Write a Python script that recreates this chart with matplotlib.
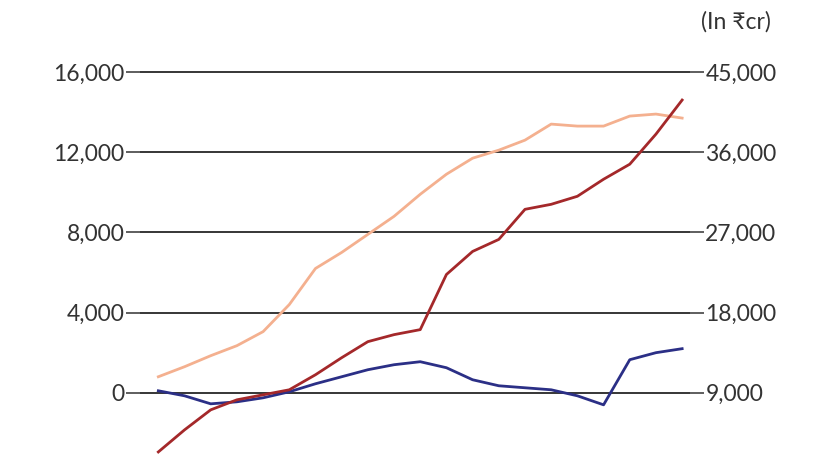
import matplotlib
matplotlib.use("Agg")
import matplotlib.pyplot as plt

periods = list(range(21))
peach = [800,1300,1850,2350,3050,4400,6200,7000,7900,8800,9900,10900,11700,12100,12600,13400,13300,13300,13800,13900,13700]
red = [-2950,-1850,-850,-350,-100,150,900,1750,2550,2900,3150,5900,7050,7650,9150,9400,9800,10650,11400,12900,14600]
blue = [100,-150,-550,-450,-250,50,450,800,1150,1400,1550,1250,650,350,250,150,-150,-600,1650,2000,2200]
left_ticks = [-4000,0,4000,8000,12000,16000]
right_ticks = [0,9000,18000,27000,36000,45000]

plt.rcParams['font.family'] = ['Lato', 'DejaVu Sans']
fig = plt.figure(figsize=(8.26,4.65), dpi=100)
ax = fig.add_axes([140/826, -8/465, 550/826, 473/465])
top = 19589
ax.set_ylim(-4000, top)
ax.set_xlim(-0.7, 20.3)
for t in left_ticks[1:]:
    ax.axhline(t, color='black', lw=1.1, zorder=1)
ax.plot(periods, peach, color='#f4b08f', lw=2, zorder=3)
ax.plot(periods, blue, color='#2b2f86', lw=2, zorder=3)
ax.plot(periods, red, color='#a4282a', lw=2, zorder=4)
ax.set_yticks(left_ticks)
ax.set_yticklabels([f"{v:,}" for v in left_ticks])
ax.tick_params(axis='y', length=10, width=1.1, pad=1, labelsize=16.5, colors='#333333')
ax.set_xticks([])
for s in ax.spines.values():
    s.set_visible(False)
ax2 = ax.twinx()
ax2.set_ylim(0, 9000 + 2.25*top)
ax2.set_yticks(right_ticks)
ax2.set_yticklabels([f"{v:,}" for v in right_ticks])
ax2.tick_params(axis='y', length=10, width=1.1, pad=1, labelsize=16.5, colors='#333333')
for s in ax2.spines.values():
    s.set_visible(False)
fig.text(736/826, 1-22/465, "(In ₹cr)", ha='center', va='center', fontsize=16.5, color='#333333')
fig.savefig("out.png", dpi=100)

* _SET PROBLEM_: Set the listing down in full and exactly. Pictures within it should not appear in the copy.

* _SOLUTION FOR THIS TASK_:
Write a Python script that recreates this chart with matplotlib.
import matplotlib
matplotlib.use("Agg")
import matplotlib.pyplot as plt

periods = list(range(21))
peach = [800,1300,1850,2350,3050,4400,6200,7000,7900,8800,9900,10900,11700,12100,12600,13400,13300,13300,13800,13900,13700]
red = [-2950,-1850,-850,-350,-100,150,900,1750,2550,2900,3150,5900,7050,7650,9150,9400,9800,10650,11400,12900,14600]
blue = [100,-150,-550,-450,-250,50,450,800,1150,1400,1550,1250,650,350,250,150,-150,-600,1650,2000,2200]
left_ticks = [-4000,0,4000,8000,12000,16000]
right_ticks = [0,9000,18000,27000,36000,45000]

plt.rcParams['font.family'] = ['Lato', 'DejaVu Sans']
fig = plt.figure(figsize=(8.26,4.65), dpi=100)
ax = fig.add_axes([140/826, -8/465, 550/826, 473/465])
top = 19589
ax.set_ylim(-4000, top)
ax.set_xlim(-0.7, 20.3)
for t in left_ticks[1:]:
    ax.axhline(t, color='black', lw=1.1, zorder=1)
ax.plot(periods, peach, color='#f4b08f', lw=2, zorder=3)
ax.plot(periods, blue, color='#2b2f86', lw=2, zorder=3)
ax.plot(periods, red, color='#a4282a', lw=2, zorder=4)
ax.set_yticks(left_ticks)
ax.set_yticklabels([f"{v:,}" for v in left_ticks])
ax.tick_params(axis='y', length=10, width=1.1, pad=1, labelsize=16.5, colors='#333333')
ax.set_xticks([])
for s in ax.spines.values():
    s.set_visible(False)
ax2 = ax.twinx()
ax2.set_ylim(0, 9000 + 2.25*top)
ax2.set_yticks(right_ticks)
ax2.set_yticklabels([f"{v:,}" for v in right_ticks])
ax2.tick_params(axis='y', length=10, width=1.1, pad=1, labelsize=16.5, colors='#333333')
for s in ax2.spines.values():
    s.set_visible(False)
fig.text(736/826, 1-22/465, "(In ₹cr)", ha='center', va='center', fontsize=16.5, color='#333333')
fig.savefig("out.png", dpi=100)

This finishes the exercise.